The incident, which the took place near the Hemed Interchange outside Abu Gosh and stopped inbound Jerusalem traffic for hours, was probably preventable, according to an expert engineer. He added that such incidents were rare in Israel.

“If the fence had a strong foundation as it should have had, the entire event could have been prevented,” said Dr. David David, a soil engineering consultant.

The fence barricading the cliff that collapsed has no foundation at all, according to David, which caused the wire mesh to rotate in the direction of the road after being bombarded by the falling rocks. But the rockslide itself was triggered by an erratic geological event that happens approximately every 10 years, he explained. While the cliffs that line this area of Road 1 are primarily composed of hard limestone, they also contain layers of soft chalk, which drop down every decade or so at certain locations – usually with a push by something like groundwater or rainfall, David said.

A stronger barrier – such as mesh that blankets the entire rock bed and has a foundation, rather than simply fencing off the area – would help prevent such a drop, according to David.

“This event is something that you can prevent more and more – you can reduce the occurrence of such events by refining the meshes,” he said.  But the driver whose car was destroyed disagreed.

“Even if it’s iron, a net can’t stop this,” he said. “There were pillars, and they were bent down like paper. Only a cement wall could hold it, maybe not even that.”

David stress that this event “is a reminder to avoid a more serious occurrence.

“This is a story of slopes all over the world, and authorities should improve safety on long roads and in mountainous areas,” he said.

Both David and a colleague, Dr. Ram Ben-David, said the public works organizations are currently making a serious effort to improve rocky roadside conditions.
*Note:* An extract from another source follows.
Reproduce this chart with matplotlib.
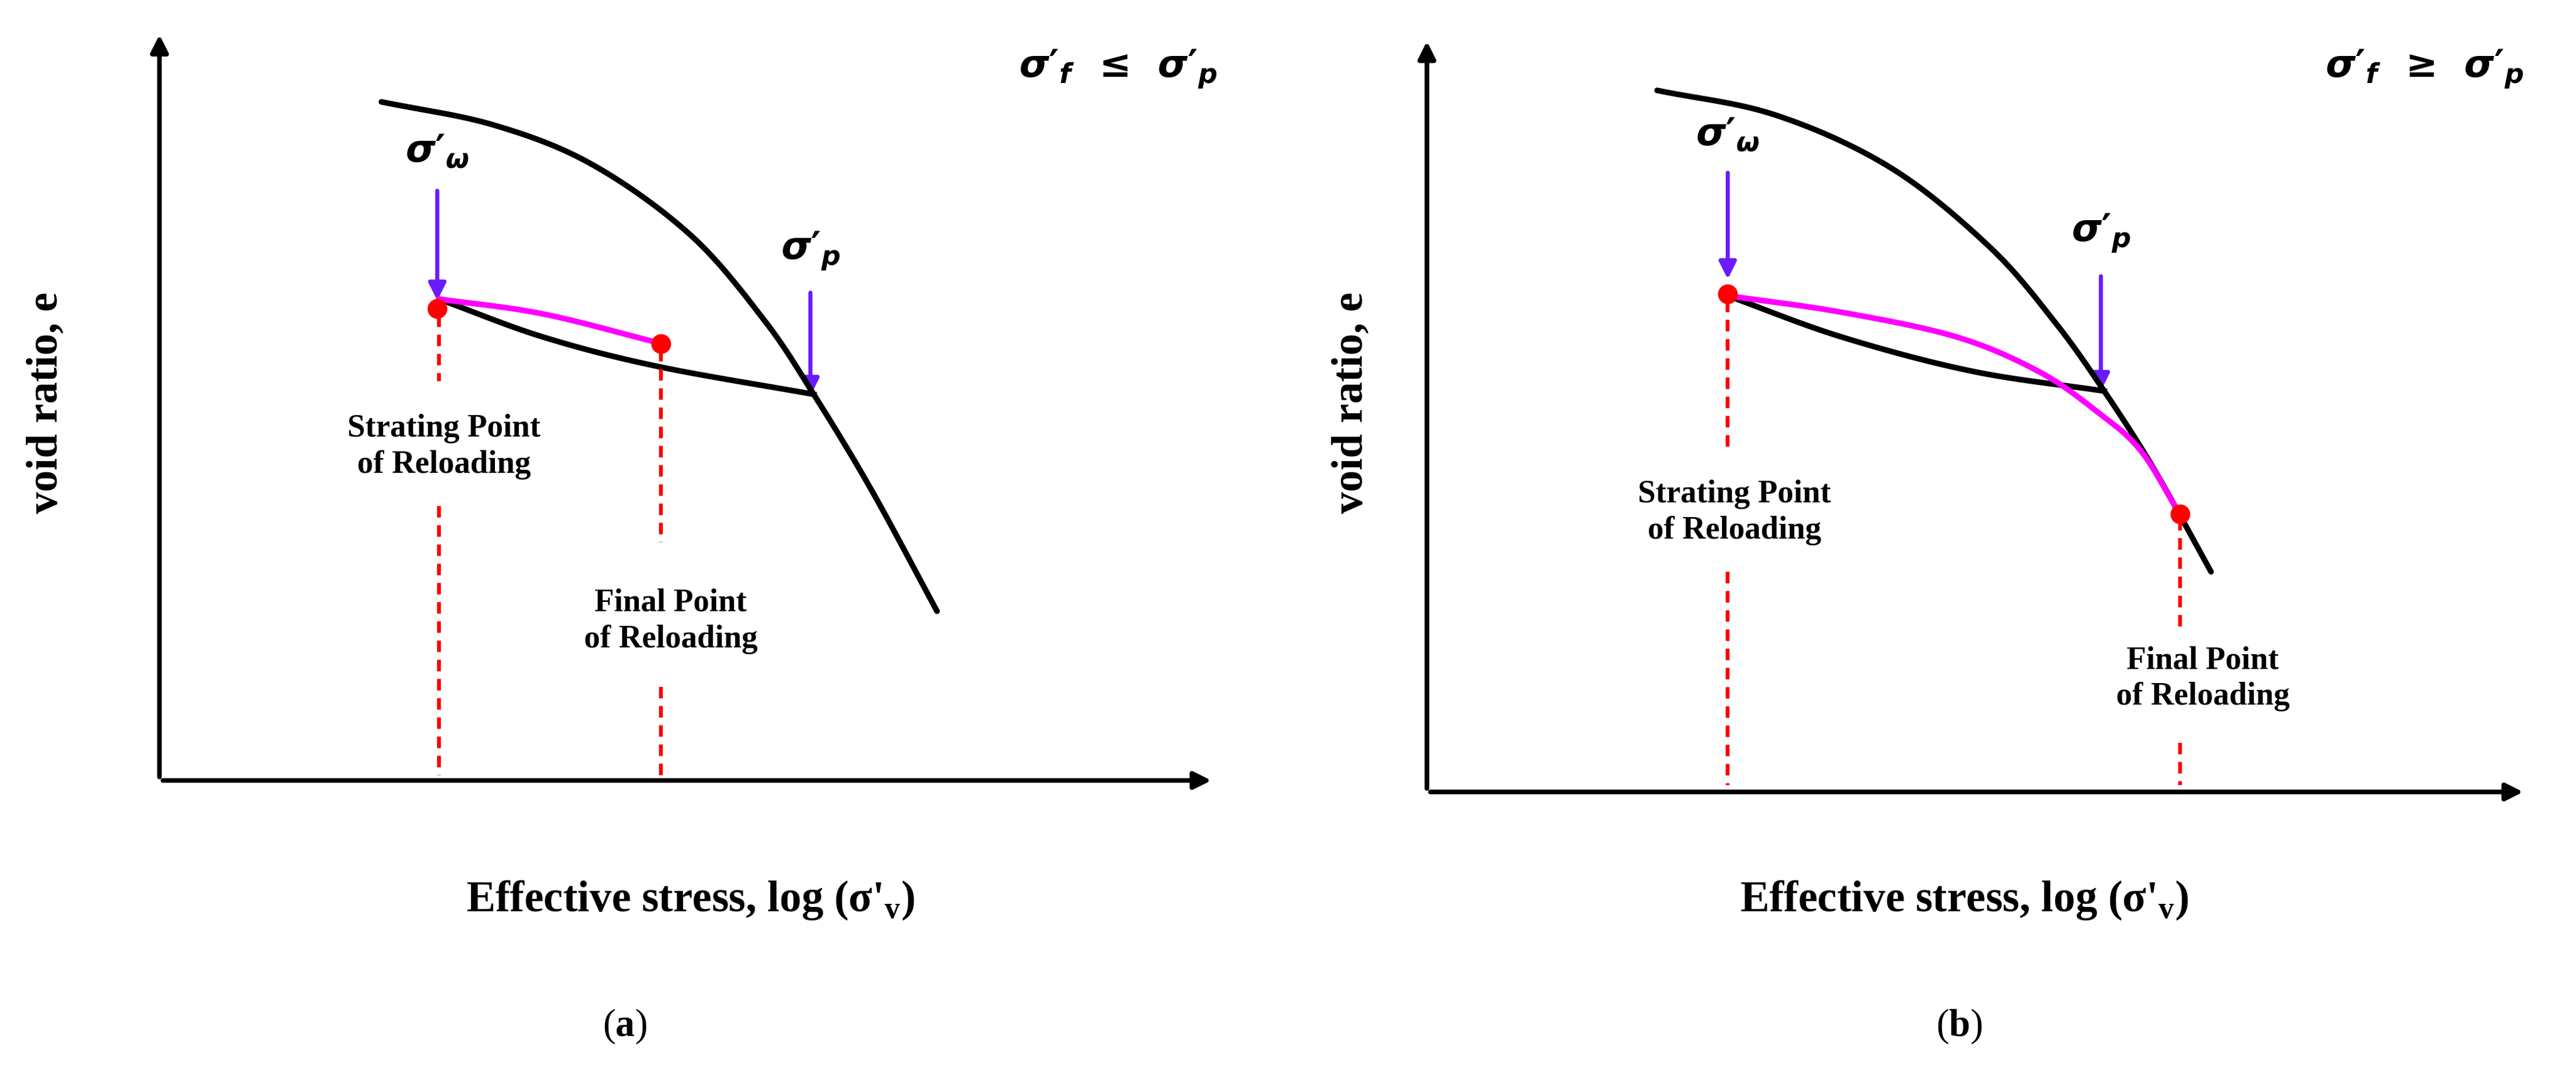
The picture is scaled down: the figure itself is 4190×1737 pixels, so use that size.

“The roads are facing problems of stability so now [the Israel National Road Company] built a team that includes me as a geologist to solve problems,” said Ben-David, a geological engineering consultant, who is working with David on the team.

Ben-David said that he and his team members have been examining roadside “geological formations” all over the country “and the possible reasons for instability, and then the engineers are planning solutions.”

Some particularly problematic locations that the group is currently working on include a stretch of Road 40 as well as a spot on Road 65.

Meanwhile, as far as Road 1 goes, engineers are taking slope stability into careful consideration as they move forward with plans to expand the entire highway, according to Ben-David.

“Each case is a different case according to geology and to height,” Ben-David said. “There are many factors involved in solving the problem. First of all, you must be aware that the problem exists, and then you must plan according to civil engineering.”

Some solutions among a wide range of possibilities he cited were building retaining walls, refining mesh barriers as David explained, building anchors and “sometimes reducing the topography.”

“We are all a team working on these kinds of issues and the company is very much aware and acts to solve the problems,” he said.

But to prevent events such as Sunday night’s happening again, Ben-David stressed that people working in the field – such as road cleaners – should pay careful attention to any seemingly dangerous areas.

“They should be aware of problems – they should report to their superiors and then they need to react and to put in place budgets and plans,” he said. “But road events like this one are not that common in Israel.”

However rare, the driver maintained that the incident could have injured many people.

“We were very lucky, because during a busy day on this road, a lot of people could’ve been killed,” he said. “What amazes me the most is that after they cleared the road they just let traffic move on.”